UK based Code has tended to shift gears from one album to the next, having started off with a progressive take on black metal that eventually gave way to the more prog and post rock directions showcased on more recent releases like Mut. Some of this has come about because of changes in the lineups surrounding founder Aort, as the time between 2009’s Resplendent Grotesque and Augur Nox saw a significant overhaul in personnel. Despite this second incarnation remaining in place for the past decade, Code has been fairly quiet since releasing two EP’s in 2017, one of which re-imagined some earlier material with the current lineup. This year’s Flyblown Prince, the band’s fifth album overall, breaks that silence in grand fashion with songwriting that returns to the harsher black metal side while still channeling the darker atmosphere of more recent efforts. It’s a release that is likely going to need some extra time to unpack, but those that give Flyblown Prince the chance to do so will be rewarded.
What stood out to me throughout this album was how seamlessly it blends the elements of the first two Code albums with the last two while still pushing outwards towards new territory. You might not know it initially though, as the title track launches right into genuinely harsh and jagged instrumentation that channels quite a bit of Norwegian black metal while still having a bit of a progressive flair to it. It gives listeners little time to breathe as it weaves a whirlwind of nightmarish instrumentation that showcases this group has hardly lost their bite over the years, even if they detoured away from it previously. But Flyblown Prince doesn’t stay in one place for too long, and once you reach “Clemency and Atrophy” the band has taken that black metal tonality and moved it towards a much softer yet just as dark direction. The remainder of the material continues this type of back and forth transition, as songs have a tendency to explore ominous melodic directions and then move back to a more violent and chaotic passage without warning, with progressive shifts forming the foundation of the songwriting. Interestingly enough, when Code softens up considerably the free-flowing nature of the guitars reminds me of The Mars Volta circa De-Loused in the Comatorium but run through a black metal filter. The flow of each track feels like its portraying a seamless narrative alongside the vocals, yet listening to Flyblown Prince doesn’t feel quite as straightforward and it’s going to take some time to fully unravel a lot of the nuances at work on these tracks. Yet with each listen I’ve found certain pieces stuck in my memory and beckoning me to come back into the slightly maddening and unsettling soundscapes the material has to offer.

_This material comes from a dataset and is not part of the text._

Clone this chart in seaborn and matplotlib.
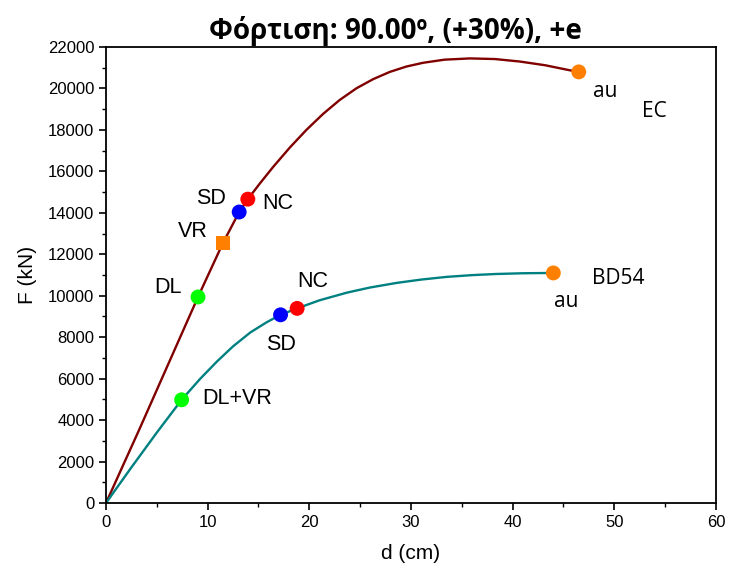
import matplotlib
matplotlib.use("Agg")
import matplotlib.pyplot as plt
import seaborn as sns
import pandas as pd
from matplotlib.ticker import MultipleLocator

# ---- data ----
ec_d = [0, 3.25, 9.05, 11.5, 13.1, 13.95, 15.14, 16.45, 18.1, 19.73, 21.37, 23.0, 24.64,
        26.28, 27.92, 29.56, 31.2, 33.3, 35.8, 38.25, 40.7, 43.2, 45.6, 46.5]
ec_F = [0, 3520, 9940, 12540, 14040, 14660, 15420, 16220, 17160, 18010, 18780, 19450, 20010,
        20450, 20800, 21060, 21240, 21390, 21450, 21420, 21300, 21120, 20880, 20800]

bd_d = [0, 2.5, 5.0, 7.44, 9.24, 10.9, 12.5, 14.2, 15.8, 17.17, 18.8,
        21.0, 23.7, 26.0, 28.6, 31.0, 33.5, 36.0, 38.4, 41.0, 44.0]
bd_F = [0, 1720, 3400, 4980, 5980, 6820, 7560, 8230, 8720, 9080, 9390,
        9780, 10150, 10400, 10620, 10780, 10910, 10995, 11050, 11085, 11100]

ec_pt_names = ["DL", "VR", "SD", "NC", "au"]
ec_pt_d = [9.05, 11.5, 13.1, 13.95, 46.5]
ec_pt_F = [9940, 12540, 14040, 14660, 20800]

bd_pt_names = ["DL+VR", "SD", "NC", "au"]
bd_pt_d = [7.44, 17.17, 18.8, 44.0]
bd_pt_F = [4980, 9080, 9390, 11100]

point_colors = {"DL": "#00FF00", "DL+VR": "#00FF00", "VR": "#FF8000",
                "SD": "#0000FF", "NC": "#FF0000", "au": "#FF8000"}

title = "Φόρτιση: 90.00º, (+30%), +e"
xlabel = "d (cm)"
ylabel = "F (kN)"

sns.set_theme(style="ticks")
plt.rcParams["font.family"] = ["Liberation Sans", "DejaVu Sans"]
plt.rcParams.update({"text.color": "black", "axes.labelcolor": "black",
                     "xtick.color": "black", "ytick.color": "black",
                     "axes.edgecolor": "black"})

fig = plt.figure(figsize=(7.33, 5.72), dpi=100)
ax = fig.add_axes([0.1446, 0.1206, 0.8322, 0.7972])

ec_df = pd.DataFrame({"d": ec_d, "F": ec_F})
bd_df = pd.DataFrame({"d": bd_d, "F": bd_F})
sns.lineplot(data=ec_df, x="d", y="F", sort=False, color="#800000", lw=1.7, ax=ax)
sns.lineplot(data=bd_df, x="d", y="F", sort=False, color="#008080", lw=1.7, ax=ax)

ec_pts = pd.DataFrame({"d": ec_pt_d, "F": ec_pt_F, "name": ec_pt_names})
bd_pts = pd.DataFrame({"d": bd_pt_d, "F": bd_pt_F, "name": bd_pt_names})

for df in (ec_pts, bd_pts):
    for _, r in df.iterrows():
        marker = "s" if r["name"] == "VR" else "o"
        sns.scatterplot(x=[r["d"]], y=[r["F"]], color=point_colors[r["name"]],
                        marker=marker, s=115 if marker == "o" else 95,
                        edgecolor="none", ax=ax, zorder=5)

# labels
arial = ["Liberation Sans", "DejaVu Sans"]
calib = ["Open Sans", "DejaVu Sans"]
lbl = dict(fontsize=15.5, ha="center", va="center", family=arial)
rl = dict(fontsize=15, ha="center", va="center", family=calib)
ax.text(6.1, 10420, "DL", **lbl)
ax.text(8.55, 13120, "VR", **lbl)
ax.text(10.3, 14710, "SD", **lbl)
ax.text(16.9, 14470, "NC", **lbl)
ax.text(12.9, 5020, "DL+VR", **lbl)
ax.text(17.2, 7670, "SD", **lbl)
ax.text(20.35, 10710, "NC", **lbl)
ax.text(49.1, 19870, "au", **rl)
ax.text(53.9, 18910, "EC", **rl)
ax.text(50.4, 10810, "BD54", **rl)
ax.text(45.3, 9700, "au", **rl)

ax.set_xlim(0, 60)
ax.set_ylim(0, 22000)
ax.xaxis.set_major_locator(MultipleLocator(10))
ax.xaxis.set_minor_locator(MultipleLocator(5))
ax.yaxis.set_major_locator(MultipleLocator(2000))
ax.yaxis.set_minor_locator(MultipleLocator(1000))
ax.tick_params(which="major", direction="out", length=5, width=1.2, labelsize=12, color="black")
ax.tick_params(which="minor", direction="out", length=3, width=1.0, color="black")
for s in ax.spines.values():
    s.set_linewidth(1.3)
    s.set_color("black")

ax.set_xlabel(xlabel, fontsize=15, labelpad=10)
ax.set_ylabel(ylabel, fontsize=15, labelpad=8)
ax.set_title(title, fontsize=20, fontweight="bold", family=["Open Sans", "DejaVu Sans"],
             pad=6, x=0.475)

fig.savefig("out.png", dpi=100)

I’m sure some fans that discovered Code in their earlier days are likely to still prefer Kvohst behind the mic, but Wacian has really demonstrated just how well he fits in over the past decade. Here his performance has a noticeably theatrical flair and the more dynamic approach is part of what helps to make the material even more memorable. With the instrumentation favoring swirling and aggressive black metal early on his vocals follow suit with unhinged and psychotic sounding screams, but they give way to soaring clean singing and spoken word that come through like the poetry of a madman. This is where this latest effort really seems to bridge the gap between Augur Nox and Mut, as the much softer ranges are explored even further alongside the abrasive and chaotic ones. As I mentioned earlier, there’s a narrative flow to each song that makes it feel like you’re experiencing storytelling in random order at times, and it makes for an intriguing listen.
Those that weren’t totally sold on Code’s detour into more rock-oriented directions will likely find Flyblown Prince to be a welcome return, as they’ve managed to bring back the aggressive and rawer side back while still offering plenty of unpredictable moments. Despite some straightforward black metal sections on some tracks it’s still a dense listen and does demand some extended time to get the most out of, but the theatrical flourishes and haunting moments have continued to draw me back. Flyblown Prince is available from Dark Essence Records.